Bene, abbiamo tolto il primo strato di complotto, siamo giunti alla spiegazione che si è data una babushka di Krasnodar o di Kazan, ammesso che alla babushka importi qualcosa del nostro eroe della democrazia. Ora rimettiamolo quello strato: Putin ha ucciso il suo oppositore perché aveva paura che dal carcere potesse influenzare la popolazione in vista delle elezioni presidenziali di quest’anno. E allora perché semplicemente non sottoporlo ad un regime carcerario più duro? Niente corrispondenza, niente telefonate, isolamento e via, un 41 bis in salsa tartara.

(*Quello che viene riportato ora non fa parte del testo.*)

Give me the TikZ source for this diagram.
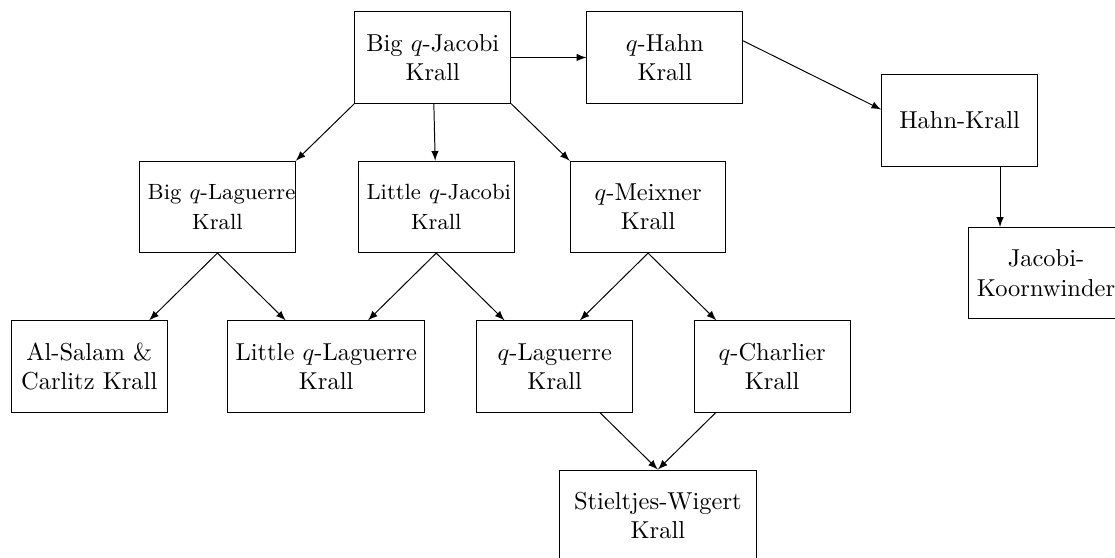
\documentclass[tikz,border=0pt]{standalone}
\usepackage{tikz}
\usetikzlibrary{shapes.geometric, arrows}
\tikzstyle{family} = [rectangle, text width=2cm, minimum height=1.31cm, text centered, draw=black]
\tikzstyle{widefamily} = [family, text width=2.6cm]
\tikzstyle{link} = [->, >=latex]
\usetikzlibrary{positioning, calc}

\begin{document}
\begin{tikzpicture}
        \useasboundingbox (0,0) rectangle (16,8);
        \node[family] (bigJacobi) at (6.21,7.175) {Big $q$-Jacobi\\Krall};
        \node[family] (qHahn) at (9.54,7.175) {$q$-Hahn\\Krall};
        \node[family] (hahn) at (13.77,6.27) {Hahn-Krall};
        \node[family] (jacobiK) at (15.01,4.08) {Jacobi-\\Koornwinder};
        \node[family] (bigLaguerre) at (3.12,5.03) {{\small \mbox{Big $q$-Laguerre}\\Krall}};
        \node[family] (littleJacobi) at (6.26,5.03) {{\small \mbox{Little $q$-Jacobi}\\Krall}};
        \node[family] (qMeixner) at (9.30,5.03) {$q$-Meixner\\Krall};
        \node[family] (alSalam) at (1.28,2.74) {Al-Salam \&\\Carlitz Krall};
        \node[widefamily] (littleLaguerre) at (4.68,2.74) {\mbox{Little $q$-Laguerre}\\Krall};
        \node[family] (qLaguerre) at (7.96,2.74) {$q$-Laguerre\\Krall};
        \node[family] (qCharlier) at (11.08,2.74) {$q$-Charlier\\Krall};
        \node[widefamily] (stieltjes) at (9.44,0.60) {\mbox{Stieltjes-Wigert}\\Krall};

        \draw[link] (bigJacobi.east) -- (qHahn.west);
        \draw[link] (qHahn.12) -- (hahn.172);
        \draw[link] ([xshift=0.58cm]hahn.south) -- ([xshift=0.58cm]hahn.south |- jacobiK.north);
        \draw[link] (bigJacobi.south west) -- (bigLaguerre.north east);
        \draw[link] (bigJacobi) -- (littleJacobi);
        \draw[link] (bigJacobi.south east) -- (qMeixner.north west);
        \draw[link] (bigLaguerre.south) -- ([xshift=-0.98cm]bigLaguerre.south |- alSalam.north);
        \draw[link] (bigLaguerre.south) -- ([xshift=0.98cm]bigLaguerre.south |- littleLaguerre.north);
        \draw[link] (littleJacobi.south) -- ([xshift=-0.98cm]littleJacobi.south |- littleLaguerre.north);
        \draw[link] (littleJacobi.south) -- ([xshift=0.98cm]littleJacobi.south |- qLaguerre.north);
        \draw[link] (qMeixner.south) -- ([xshift=-0.98cm]qMeixner.south |- qLaguerre.north);
        \draw[link] (qMeixner.south) -- ([xshift=0.98cm]qMeixner.south |- qCharlier.north);
        \draw[link] ([xshift=-0.83cm]stieltjes.north |- qLaguerre.south) -- (stieltjes.north);
        \draw[link] ([xshift=0.83cm]stieltjes.north |- qCharlier.south) -- (stieltjes.north);
    \end{tikzpicture}
\end{document}
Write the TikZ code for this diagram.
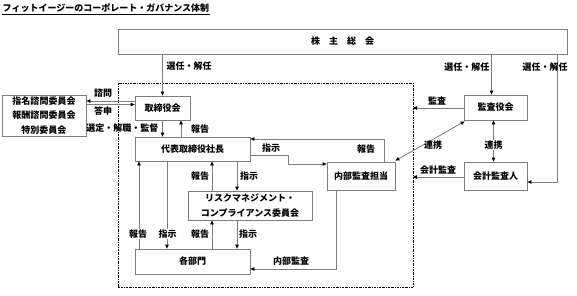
\documentclass[tikz,border=0pt]{standalone}
\usepackage{fontspec}
\setmainfont{Noto Sans CJK JP}
\usetikzlibrary{arrows.meta}
\definecolor{ln}{RGB}{125,125,125}
\tikzset{
  box/.style={draw=ln, line width=0.8pt, rectangle, inner sep=0pt, align=center},
  arr/.style={draw=ln, line width=0.8pt, -{Triangle[length=4pt,width=3.5pt,color=black]}},
  darr/.style={draw=ln, line width=0.8pt, {Triangle[length=4pt,width=3.5pt,color=black]}-{Triangle[length=4pt,width=3.5pt,color=black]}},
  lab/.style={inner sep=0.5pt, font=\fontsize{9}{10}\selectfont\bfseries},
  wlab/.style={lab, fill=white},
}
\begin{document}
\begin{tikzpicture}[x=1pt, y=-1pt, font=\fontsize{9}{11}\selectfont\bfseries]
\useasboundingbox (0,0) rectangle (577,295);
% title
\node[lab, anchor=west] (title) at (2,8) {フィットイージーのコーポレート・ガバナンス体制};
\draw[line width=0.6pt] ([yshift=-1pt]title.south west) -- ([yshift=-1pt]title.south east);
% dashed company frame
\draw[line width=0.9pt, dash pattern=on 2pt off 1pt on 0.6pt off 1pt] (118,83) rectangle (413,287);
% boxes
\node[box, minimum width=449pt, minimum height=25pt] (kabu) at (342.5,41.5) {株\hspace{1em}主\hspace{1em}総\hspace{1em}会};
\node[box, minimum width=55pt, minimum height=24pt] (tori) at (162.5,108) {取締役会};
\node[box, minimum width=84pt, minimum height=41pt, font=\fontsize{9}{14.5}\selectfont\bfseries] (left) at (44,115.5) {指名諮問委員会\\報酬諮問委員会\\特別委員会};
\node[box, minimum width=115pt, minimum height=24pt] (daihyo) at (192.5,149) {代表取締役社長};
\node[box, minimum width=68pt, minimum height=28pt] (naibu) at (361,176) {内部監査担当};
\node[box, minimum width=63pt, minimum height=25pt] (kansa) at (495.5,107.5) {監査役会};
\node[box, minimum width=63pt, minimum height=28pt] (kaikei) at (495.5,176) {会計監査人};
\node[box, minimum width=124pt, minimum height=29pt, font=\fontsize{9}{15}\selectfont\bfseries] (risk) at (250,205.5) {リスクマネジメント・\\コンプライアンス委員会};
\node[box, minimum width=115pt, minimum height=25pt] (kakubu) at (192.5,261.5) {各部門};
% frame edge points
\coordinate (fk) at (413,108);
\coordinate (fa) at (413,177);
% shareholders -> board
\draw[arr] (kabu.south -| tori.north) -- (tori.north);
\node[lab, anchor=west] at (166,66) {選任・解任};
% board <-> committees
\draw[arr] ([yshift=7pt]tori.west) -- ([yshift=7pt]tori.west -| left.east);
\draw[arr] ([yshift=3.5pt]tori.west -| left.east) -- ([yshift=3.5pt]tori.west);
\node[lab] at (103,93) {諮問};
\node[lab] at (103,111) {答申};
% board <-> president
\draw[arr] (tori.south) -- (tori.south |- daihyo.north);
\node[lab, anchor=east] at (159,128) {選定・解職・監督};
\draw[arr] (daihyo.north -| 181,0) -- (tori.south -| 181,0);
\node[lab] at (200,129) {報告};
% president <-> internal audit
\coordinate (r1) at (384,139);
\draw[arr] (naibu.north -| r1) -- (r1) -- (r1 -| daihyo.east);
\node[lab] at (366,149) {報告};
\coordinate (i1) at (288,155);
\coordinate (i2) at (288,164);
\draw[arr] (i1 -| daihyo.east) -- (i1) -- (i2) -- (i2 -| naibu.west);
\node[lab] at (271,148) {指示};
% audit board <-> internal audit
\draw[darr] ([yshift=1pt]naibu.north east) -- ([xshift=1pt,yshift=-1pt]kansa.south west);
\node[lab] at (433,145) {連携};
% shareholders -> audit board
\draw[arr] ([xshift=-4pt]kabu.south -| kansa.north) -- ([xshift=-4pt]kansa.north);
\node[lab, anchor=east] at (490,67) {選任・解任};
% shareholders -> accounting auditor
\coordinate (s1) at (557,182);
\draw[arr] (kabu.south -| s1) -- (s1) -- (s1 -| kaikei.east);
\node[lab] at (545,67) {選任・解任};
% audit board -> frame
\draw[arr] (kansa.west |- fk) -- (fk);
\node[lab] at (437,101) {監査};
% audit board <-> accounting auditor
\draw[darr] ([xshift=-2pt]kansa.south) -- ([xshift=-2pt]kaikei.north);
\node[wlab] at (493.5,145) {連携};
% accounting auditor -> frame
\draw[arr] (kaikei.west |- fa) -- (fa);
\node[lab] at (438,170) {会計監査};
% president <-> risk committee
\draw[arr] (daihyo.south -| 237,0) -- (risk.north -| 237,0);
\node[lab] at (249,176) {指示};
\draw[arr] (risk.north -| 212,0) -- (daihyo.south -| 212,0);
\node[lab] at (200,176) {報告};
% president <-> departments
\draw[arr] (kakubu.north -| 139,0) -- (daihyo.south -| 139,0);
\node[wlab] at (138,234) {報告};
\draw[arr] (daihyo.south -| 167,0) -- (kakubu.north -| 167,0);
\node[wlab] at (167.5,234) {指示};
% risk committee <-> departments
\draw[arr] (kakubu.north -| 212,0) -- (risk.south -| 212,0);
\node[lab] at (200,234) {報告};
\draw[arr] (risk.south -| 237,0) -- (kakubu.north -| 237,0);
\node[lab] at (248,234) {指示};
% internal audit -> departments
\coordinate (a1) at (336,269);
\draw[arr] (naibu.south -| a1) -- (a1) -- (a1 -| kakubu.east);
\node[lab] at (291,261) {内部監査};
\end{tikzpicture}
\end{document}
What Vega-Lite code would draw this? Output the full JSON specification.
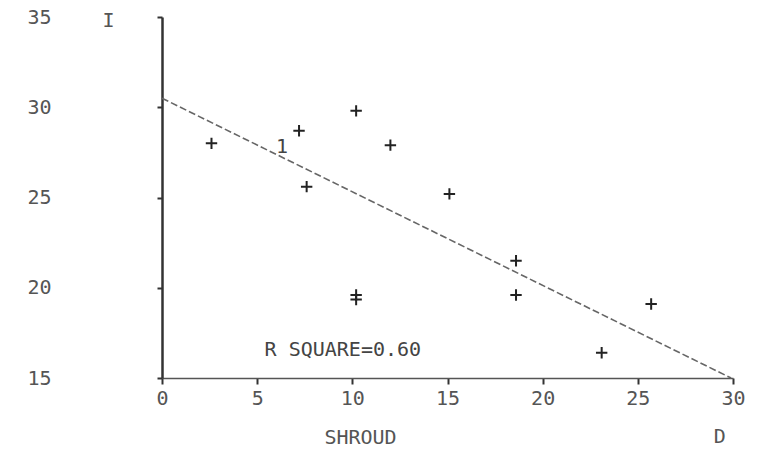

Lo facciamo noi, vuoi che non lo possa fare un regime illiberale? Meno sanguinoso, meno controverso, massimo risultato minimo sforzo, probabilmente noi occidentali non lo avremmo nemmeno mai saputo. Un errore assurdo poi ucciderlo proprio adesso, quando Putin si stava iniziando a trattare con l’occidente per terminare il conflitto in Ucraina ed era da poco stato ospite da Tucker Carlson facendo la figura dell’assoluto chad come ai tempi di Berlusconi in cui cavalcava orsi a petto nudo. Davvero strano, proprio adesso che (ci dice la Bild) si stava prefigurando uno scambio di prigionieri a tre con Germania e Stati Uniti in cui Navalny sarebbe potuto essere merce di scambio. 

È giunto il momento di porsi la domanda focale: a chi giova questa morte?

Ad un Putin forte di consenso in patria, che ha appena conseguito un importante vittoria ad Avdiivka in Ucraina, che si avvicina a trattare con noi buoni da posizioni vantaggiose questo no di certo. Forse è il momento di dare per buone quelle ipotesi di inizio 2022 del Corriere della Sera secondo cui il presidente russo era impazzito a causa di un tumore al cervello. O forse possiamo aggiungere un’ulteriore layer complottistico alla vicenda: dopo aver sacrificato migliaia di ucraini, la macchina bellico-propagandistica occidentale ha deciso di sacrificare anche Navalny per tentare di riunire il fronte dell’opinione pubblica.

Un’opinione pubblica che in massa si è posta contro i propri opinion-makers a Gaza e quindi non crede più che noi siamo i buoni e di là ci sono i cattivi; un’opinione pubblica fiaccata dall’inflazione e che dopo un anno di propaganda martellante ha fatto indigestione di pietismo dal fronte ucraino. Per non dimenticare la camera dei rappresentanti americana, che blocca il nuovo pacchetto di aiuti bellici, forse la sconfitta più inaspettata per le grandi famiglie del NWO.

Gli eroi son tutti giovani e belli, diceva Guccini, e Navalny in carcere stava iniziando a puzzare di vecchio. Solo con la morte gli eroi sono davvero tali e innalzano il loro messaggio al massimo della forza possibile, riunendo a sé non solo i fedelissimi, ma popoli interi.

Navalny, eroe prodotto in vitro dai Rothschild, è stato ucciso da un sicario dei suoi stessi creatori. Magari una spia del MI6 nelle vesti di carceriere? Sembra una roba da film di James Bond, ma perché no? I layer del padrone sono infiniti.